§ **DATA EXCERPT**:
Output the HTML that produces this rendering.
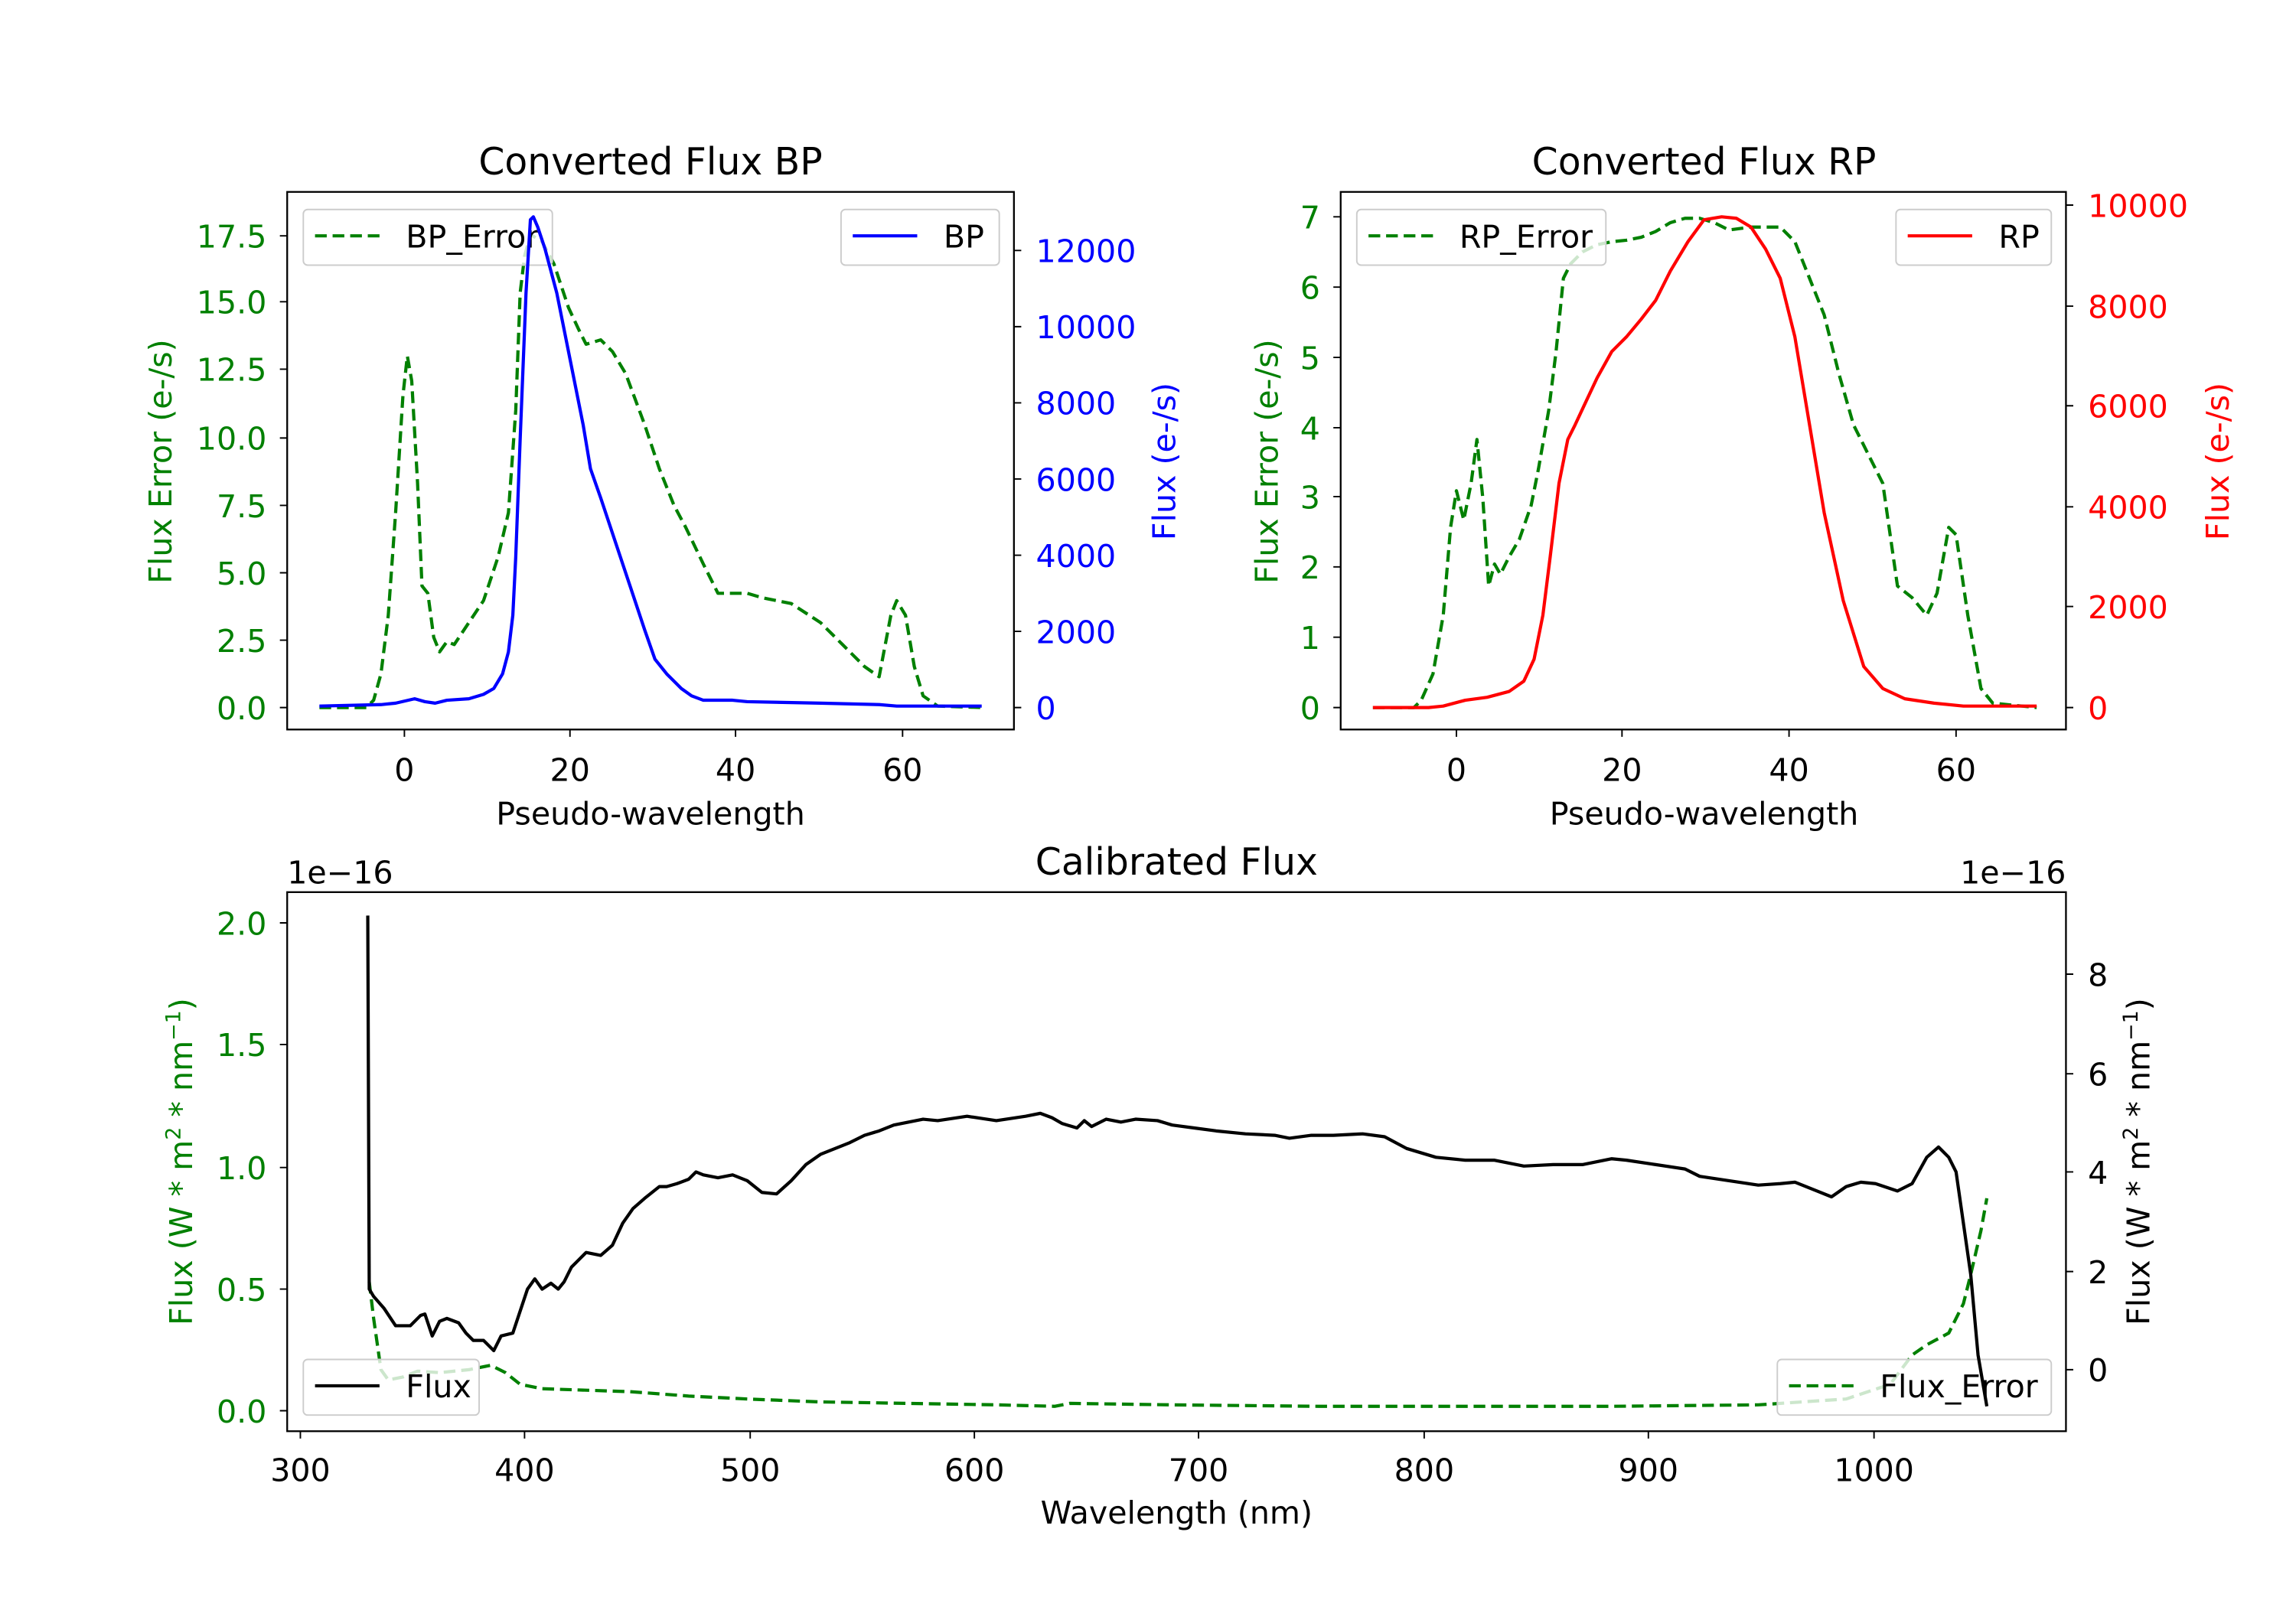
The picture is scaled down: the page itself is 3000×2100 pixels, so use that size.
<!DOCTYPE html>
<html><head><style>html,body{margin:0;padding:0;background:#fff}svg{display:block}</style></head><body>
<svg width="3000" height="2100" viewBox="0 0 1567 1097" preserveAspectRatio="none" xmlns="http://www.w3.org/2000/svg" font-family="'DejaVu Sans','Liberation Sans',sans-serif" font-size="21.5">
<rect width="1567" height="1097" fill="#fff"/>
<!-- BP -->
<polyline fill="none" stroke-linejoin="round" stroke="green" stroke-width="2.2" stroke-dasharray="8,4" points="218,483 250,483 255,478 260,460 265,420 270,350 275,270 278,243 281,260 285,330 288,400 292,405 296,435 300,445 305,438 310,440 320,425 330,410 340,380 347,350 352,280 355,200 358,175 362,160 370,165 378,180 388,210 395,225 400,235 410,232 418,240 427,255 440,290 450,320 460,345 468,360 480,385 490,405 500,405 510,405 520,408 540,412 560,425 575,440 590,455 600,462 608,420 612,410 618,420 624,455 630,475 640,482 670,483"/>
<rect x="207" y="143" width="170" height="38" rx="3" fill="#fff" fill-opacity="0.8" stroke="#ccc"/>
<line x1="215" y1="161" x2="259" y2="161" stroke="green" stroke-width="2.2" stroke-dasharray="8,4"/>
<text x="277" y="169">BP_Error</text>
<polyline fill="none" stroke="blue" stroke-width="2.2" stroke-linejoin="round" points="218,482 260,481 270,480 283,477 290,479 297,480 305,478 320,477 330,474 337,470 343,460 347,445 350,420 352,380 355,300 359,200 362,150 364,148 367,155 372,170 380,200 390,250 398,290 403,320 410,340 420,370 430,400 440,430 447,450 455,460 465,470 472,475 480,478 500,478 510,479 560,480 600,481 612,482 640,482 670,482"/>
<rect x="574" y="143" width="108" height="38" rx="3" fill="#fff" fill-opacity="0.8" stroke="#ccc"/>
<line x1="582" y1="161" x2="626" y2="161" stroke="blue" stroke-width="2.2"/>
<text x="644" y="169">BP</text>
<rect x="196" y="131" width="496" height="367" fill="none" stroke="#000" stroke-width="1.2"/>
<path stroke="#000" stroke-width="1" d="M196 483h-5M196 437h-5M196 391h-5M196 345h-5M196 299h-5M196 252h-5M196 206h-5M196 161h-5M692 483h5M692 431h5M692 379h5M692 327h5M692 275h5M692 223h5M692 171h5M276 498v5M389 498v5M502 498v5M616 498v5"/>
<g fill="green" text-anchor="end">
<text x="182" y="491">0.0</text><text x="182" y="445">2.5</text><text x="182" y="399">5.0</text><text x="182" y="353">7.5</text><text x="182" y="307">10.0</text><text x="182" y="260">12.5</text><text x="182" y="214">15.0</text><text x="182" y="169">17.5</text></g>
<g fill="blue">
<text x="707" y="491">0</text><text x="707" y="439">2000</text><text x="707" y="387">4000</text><text x="707" y="335">6000</text><text x="707" y="283">8000</text><text x="707" y="231">10000</text><text x="707" y="179">12000</text></g>
<g text-anchor="middle"><text x="276" y="533">0</text><text x="389" y="533">20</text><text x="502" y="533">40</text><text x="616" y="533">60</text>
<text x="444" y="563">Pseudo-wavelength</text><text x="444" y="119" font-size="25.5">Converted Flux BP</text></g>
<text transform="translate(117,315) rotate(-90)" text-anchor="middle" fill="green">Flux Error (e-/s)</text>
<text transform="translate(802,315) rotate(-90)" text-anchor="middle" fill="blue">Flux (e-/s)</text>

<!-- RP -->
<polyline fill="none" stroke="green" stroke-width="2.2" stroke-dasharray="8,4" stroke-linejoin="round" points="937,483 965,483 970,478 978,460 985,420 990,360 994,335 999,355 1004,330 1008,300 1012,340 1016,400 1020,385 1024,392 1030,380 1037,368 1045,345 1050,320 1057,280 1062,240 1067,190 1072,180 1080,172 1090,167 1100,165 1110,164 1120,162 1130,158 1140,152 1150,149 1160,149 1170,152 1180,157 1195,155 1215,155 1225,165 1235,190 1245,215 1255,255 1265,290 1275,310 1285,330 1295,400 1305,408 1315,420 1322,405 1330,360 1335,365 1343,420 1352,470 1360,480 1390,483"/>
<rect x="926" y="143" width="170" height="38" rx="3" fill="#fff" fill-opacity="0.8" stroke="#ccc"/>
<line x1="934" y1="161" x2="978" y2="161" stroke="green" stroke-width="2.2" stroke-dasharray="8,4"/>
<text x="996" y="169">RP_Error</text>
<polyline fill="none" stroke="red" stroke-width="2.2" stroke-linejoin="round" points="937,483 975,483 985,482 1000,478 1015,476 1030,472 1040,465 1047,450 1053,420 1058,380 1064,330 1070,300 1075,290 1082,275 1090,258 1100,240 1110,230 1120,218 1130,205 1140,185 1152,165 1163,150 1175,148 1185,149 1195,155 1205,170 1215,190 1225,230 1235,290 1245,350 1258,410 1272,455 1285,470 1300,477 1320,480 1340,482 1390,482"/>
<rect x="1294" y="143" width="106" height="38" rx="3" fill="#fff" fill-opacity="0.8" stroke="#ccc"/>
<line x1="1302" y1="161" x2="1346" y2="161" stroke="red" stroke-width="2.2"/>
<text x="1364" y="169">RP</text>
<rect x="915" y="131" width="495" height="367" fill="none" stroke="#000" stroke-width="1.2"/>
<path stroke="#000" stroke-width="1" d="M915 483h-5M915 435h-5M915 387h-5M915 339h-5M915 292h-5M915 244h-5M915 196h-5M915 148h-5M1410 483h5M1410 414h5M1410 346h5M1410 277h5M1410 209h5M1410 140h5M994 498v5M1107 498v5M1221 498v5M1335 498v5"/>
<g fill="green" text-anchor="end">
<text x="901" y="491">0</text><text x="901" y="443">1</text><text x="901" y="395">2</text><text x="901" y="347">3</text><text x="901" y="300">4</text><text x="901" y="252">5</text><text x="901" y="204">6</text><text x="901" y="156">7</text></g>
<g fill="red">
<text x="1425" y="491">0</text><text x="1425" y="422">2000</text><text x="1425" y="354">4000</text><text x="1425" y="285">6000</text><text x="1425" y="217">8000</text><text x="1425" y="148">10000</text></g>
<g text-anchor="middle"><text x="994" y="533">0</text><text x="1107" y="533">20</text><text x="1221" y="533">40</text><text x="1335" y="533">60</text>
<text x="1163" y="563">Pseudo-wavelength</text><text x="1163" y="119" font-size="25.5">Converted Flux RP</text></g>
<text transform="translate(872,315) rotate(-90)" text-anchor="middle" fill="green">Flux Error (e-/s)</text>
<text transform="translate(1521,315) rotate(-90)" text-anchor="middle" fill="red">Flux (e-/s)</text>

<!-- Calibrated -->
<polyline fill="none" stroke="green" stroke-width="2.2" stroke-dasharray="8,4" stroke-linejoin="round" points="252,875 255,900 260,935 265,942 275,940 285,936 300,937 320,935 335,932 345,937 355,945 370,948 400,949 430,950 470,953 510,955 560,957 620,958 680,959 720,960 730,958 800,959 900,960 1000,960 1100,960 1200,959 1260,955 1290,945 1305,925 1315,918 1330,910 1340,890 1345,870 1352,840 1356,818"/>
<rect x="1213" y="928" width="187" height="38" rx="3" fill="#fff" fill-opacity="0.8" stroke="#ccc"/>
<line x1="1221" y1="946" x2="1265" y2="946" stroke="green" stroke-width="2.2" stroke-dasharray="8,4"/>
<text x="1283" y="954">Flux_Error</text>
<rect x="207" y="928" width="120" height="38" rx="3" fill="#fff" fill-opacity="0.8" stroke="#ccc"/>
<line x1="215" y1="946" x2="259" y2="946" stroke="#000" stroke-width="2.2"/>
<text x="277" y="954">Flux</text>
<polyline fill="none" stroke="#000" stroke-width="2.2" stroke-linejoin="round" points="251,625 252,880 255,885 262,893 270,905 280,905 287,898 290,897 295,912 300,902 305,900 313,903 318,910 323,915 330,915 337,922 342,912 350,910 355,895 360,880 365,873 370,880 376,876 381,880 385,875 390,865 395,860 400,855 410,857 418,850 425,835 432,825 440,818 450,810 455,810 462,808 470,805 475,800 480,802 490,804 500,802 510,806 520,814 530,815 540,806 550,795 560,788 570,784 580,780 590,775 600,772 610,768 630,764 640,765 660,762 680,765 700,762 710,760 718,763 725,767 735,770 740,765 745,769 755,764 765,766 775,764 790,765 800,768 815,770 830,772 850,774 870,775 880,777 895,775 910,775 930,774 945,776 960,784 980,790 1000,792 1020,792 1040,796 1060,795 1080,795 1100,791 1110,792 1130,795 1150,798 1160,803 1180,806 1200,809 1215,808 1225,807 1240,813 1250,817 1260,810 1270,807 1280,808 1295,813 1305,808 1315,790 1323,783 1330,790 1335,800 1345,870 1350,925 1356,960"/>
<rect x="196" y="609" width="1214" height="368" fill="none" stroke="#000" stroke-width="1.2"/>
<path stroke="#000" stroke-width="1" d="M196 963h-5M196 880h-5M196 797h-5M196 713h-5M196 630h-5M1410 935h5M1410 868h5M1410 800h5M1410 733h5M1410 665h5M205 977v5M358 977v5M512 977v5M665 977v5M818 977v5M972 977v5M1125 977v5M1279 977v5"/>
<g fill="green" text-anchor="end">
<text x="182" y="971">0.0</text><text x="182" y="888">0.5</text><text x="182" y="805">1.0</text><text x="182" y="721">1.5</text><text x="182" y="638">2.0</text></g>
<g><text x="1425" y="943">0</text><text x="1425" y="876">2</text><text x="1425" y="808">4</text><text x="1425" y="741">6</text><text x="1425" y="673">8</text>
<text x="196" y="603">1e−16</text><text x="1410" y="603" text-anchor="end">1e−16</text></g>
<g text-anchor="middle"><text x="205" y="1011">300</text><text x="358" y="1011">400</text><text x="512" y="1011">500</text><text x="665" y="1011">600</text><text x="818" y="1011">700</text><text x="972" y="1011">800</text><text x="1125" y="1011">900</text><text x="1279" y="1011">1000</text>
<text x="803" y="1040">Wavelength (nm)</text><text x="803" y="597" font-size="25.5">Calibrated Flux</text></g>
<text transform="translate(131,793) rotate(-90)" text-anchor="middle" fill="green">Flux (W * m<tspan font-size="14" dy="-8">2</tspan><tspan dy="8"> * nm</tspan><tspan font-size="14" dy="-8">−1</tspan><tspan dy="8">)</tspan></text>
<text transform="translate(1467,793) rotate(-90)" text-anchor="middle">Flux (W * m<tspan font-size="14" dy="-8">2</tspan><tspan dy="8"> * nm</tspan><tspan font-size="14" dy="-8">−1</tspan><tspan dy="8">)</tspan></text>
</svg>
</body></html>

§ **WRITTEN INSTRUCTION**:
Gather each line that holds "size".

§ **RESPONSE TO THIS EXERCISE**:
The picture is scaled down: the page itself is 3000×2100 pixels, so use that size.
<svg width="3000" height="2100" viewBox="0 0 1567 1097" preserveAspectRatio="none" xmlns="http://www.w3.org/2000/svg" font-family="'DejaVu Sans','Liberation Sans',sans-serif" font-size="21.5">
<text x="444" y="563">Pseudo-wavelength</text><text x="444" y="119" font-size="25.5">Converted Flux BP</text></g>
<text x="1163" y="563">Pseudo-wavelength</text><text x="1163" y="119" font-size="25.5">Converted Flux RP</text></g>
<text x="803" y="1040">Wavelength (nm)</text><text x="803" y="597" font-size="25.5">Calibrated Flux</text></g>
<text transform="translate(131,793) rotate(-90)" text-anchor="middle" fill="green">Flux (W * m<tspan font-size="14" dy="-8">2</tspan><tspan dy="8"> * nm</tspan><tspan font-size="14" dy="-8">−1</tspan><tspan dy="8">)</tspan></text>
<text transform="translate(1467,793) rotate(-90)" text-anchor="middle">Flux (W * m<tspan font-size="14" dy="-8">2</tspan><tspan dy="8"> * nm</tspan><tspan font-size="14" dy="-8">−1</tspan><tspan dy="8">)</tspan></text>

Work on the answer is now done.